Être ou ne pas être spécialisé, telle est la question qui agite le notariat. L’impressionnante inflation des textes législatifs et les exigences toujours plus strictes des clients tendent à plaider en faveur des notaires spécialisés. Mais gare au chant des sirènes de la spécialisation…
Formé à l’extrême, le notaire spécialiste peut répondre efficacement aux clients – et donc bénéficier d’une forte réputation dans son domaine de prédilection – tout en se préservant d’un grand nombre d’actions en responsabilité. Ce raisonnement peut sembler cohérent… Pourtant, la spécialisation est avant tout l’expression des principales contradictions du notariat : tel un mirage, elle risque de faire perdre de vue aux notaires la particularité de leur statut tant convoité.
Généraliste avant tout !
Le notaire a l’image du conseiller impartial, du rédacteur d’acte, du magistrat de l’amiable. Ceci suppose inévitablement d’avoir une vue complète de l’ensemble des matières juridiques. Comment pouvoir conseiller au mieux, dans la même journée, un futur chef d’entreprise, une famille secouée par un deuil et un jeune couple sur le point de réaliser sa première acquisition, sans être par nature un généraliste ? D’ailleurs, ne soyons pas hypocrites : nous sommes les premiers à nous plaindre de la méconnaissance du grand public de l’extraordinaire étendue de nos attributions. Il me paraît difficile de vouloir bénéficier à la fois de l’image du généraliste et du confort du statut de spécialiste. De surcroît, l’un des principaux attraits de la profession – tout aspect financier mis de côté – reste incontestablement le plaisir intellectuel de pouvoir passer aisément d’un thème à l’autre. Sous couvert de pouvoir s’assurer contre toute contestation ou toute remise en cause de son savoir, le notaire spécialiste pourrait oublier le simple plaisir qu’il éprouve à exercer sa fonction de généraliste. La spécialisation ne doit pas tuer le plaisir d’être notaire. Et quelle tristesse d’entendre des confrères avouant ne plus faire de règlements de successions pour s’axer sur de beaux grands programmes immobiliers très rentables.

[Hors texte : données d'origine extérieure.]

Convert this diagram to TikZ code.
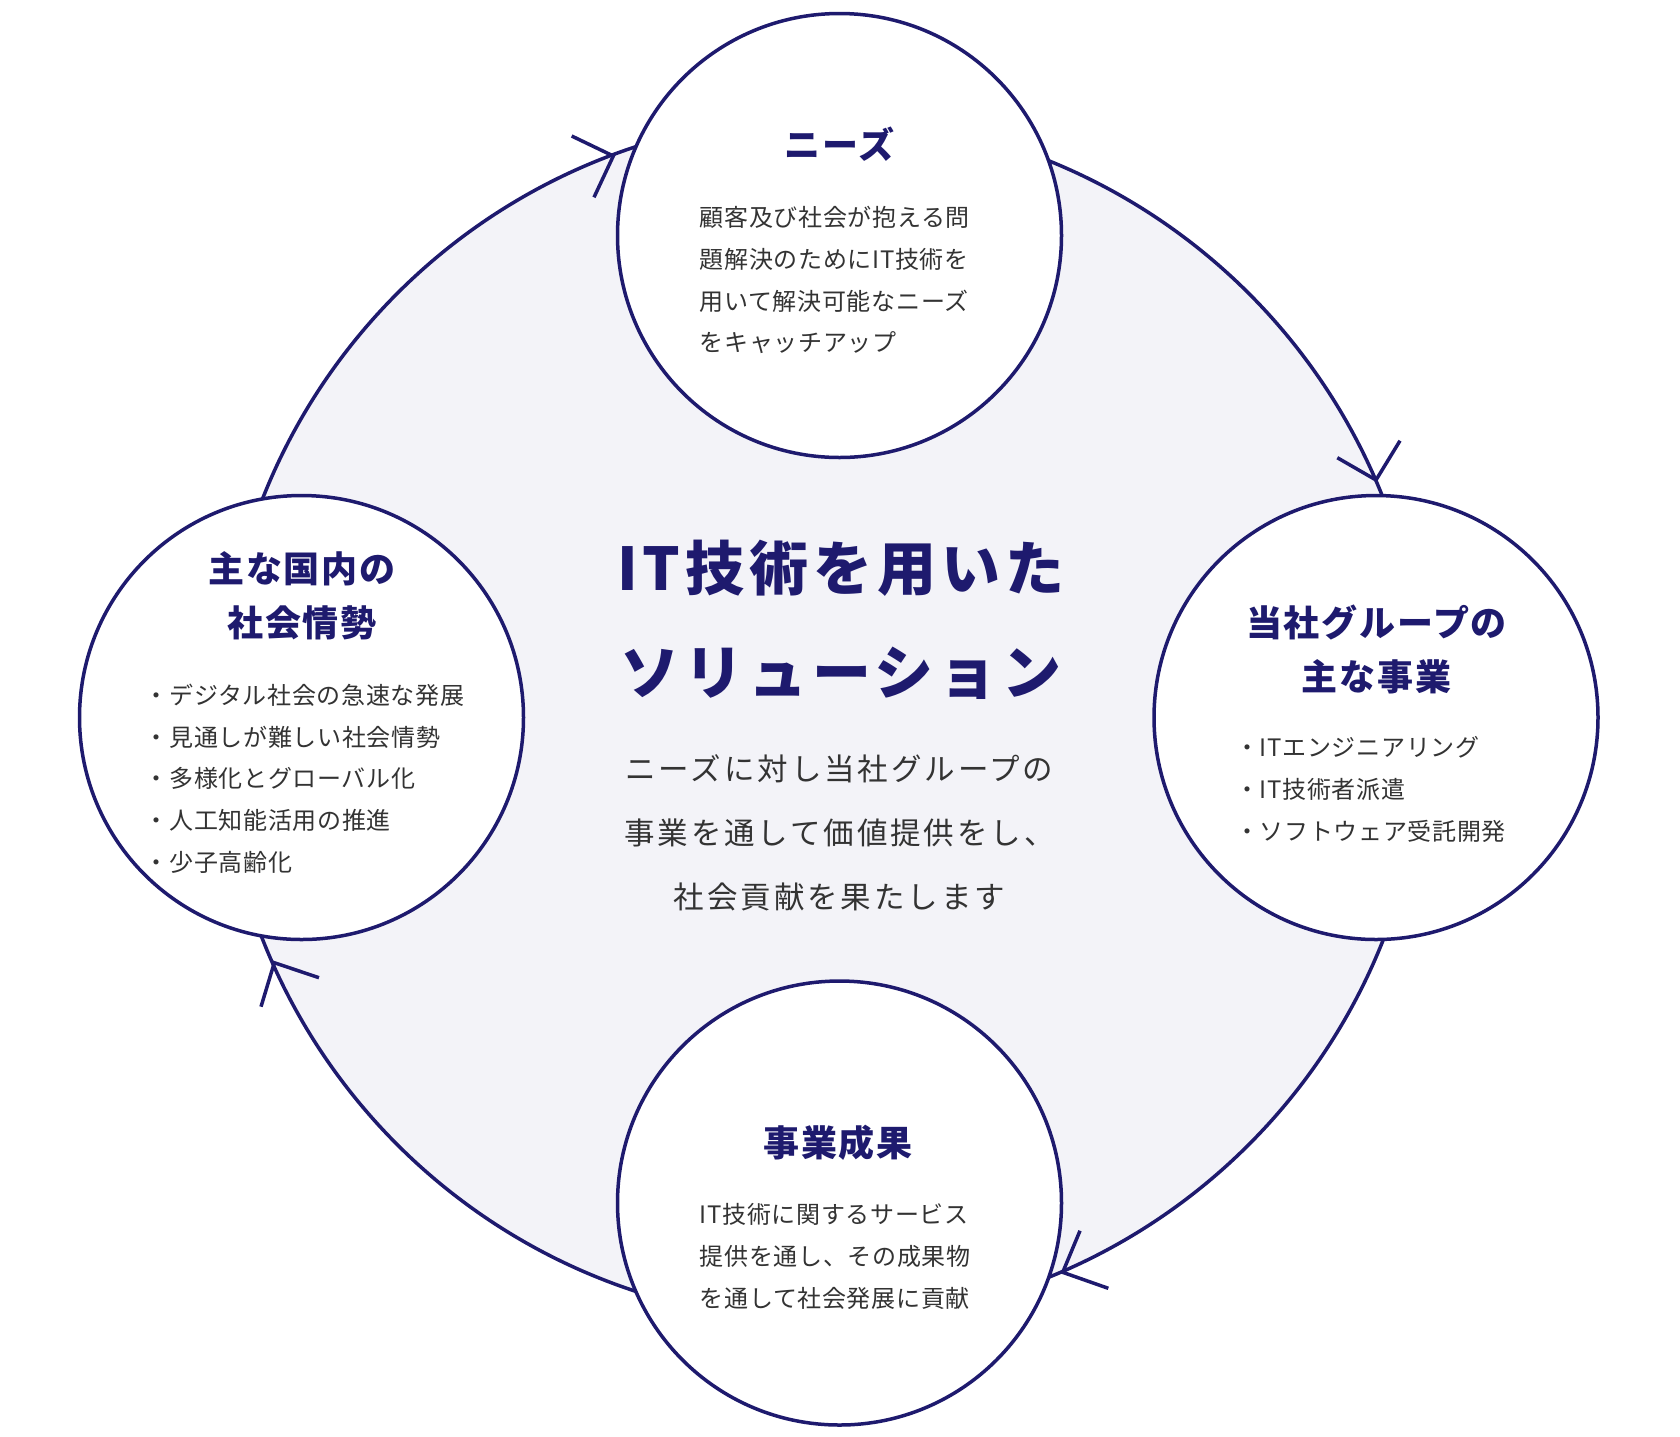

Collaborateurs spécialisés
La spécialisation concerne également les collaborateurs de l’étude. Quoi de plus naturel que de chercher à organiser son étude en services spécialisés ! Recruter de bons spécialistes économise les nerfs des employeurs et assure un bon rendement. Oui, mais… Les notaires ont une obligation de formation. Ceci résulte du règlement national. Enfermer un collaborateur dans un service – de mainlevées ? – est-il le meilleur moyen d’assurer un bon rendement ou de lui faire bénéficier d’une pratique professionnelle en rapport avec sa formation théorique ? Les études à services spécialisés font-elles réellement “tourner” les collaborateurs de service en service au gré de leur formation ? Nouvelle contradiction entre spécialisation et obligation de formation – généraliste par nature.
Dérives
La spécialisation peut conduire à des dérives : sélection des dossiers, refus d’instrumenter délicatement “maquillés”, choix d’une matière juridique jugée “juteuse”… De quoi nous faire oublier ce que sont les notaires : des officiers ministériels, délégataires d’une mission de service public, conseillers impartiaux et rédacteurs d’actes authentiques. Plutôt que de succomber aux charmes vénéneux de la spécialisation, ne vaudrait-il pas mieux augmenter le nombre de notaires associés ou de notaires individuels ? L’enjeu dépasse de loin nos frontières, mais ce n’est qu’à ce prix que nous pourrons renforcer la perfection de nos actes, en sécuriser le contenu et assurer une réelle authenticité. Tout simplement, affronter efficacement l’avenir de notre profession.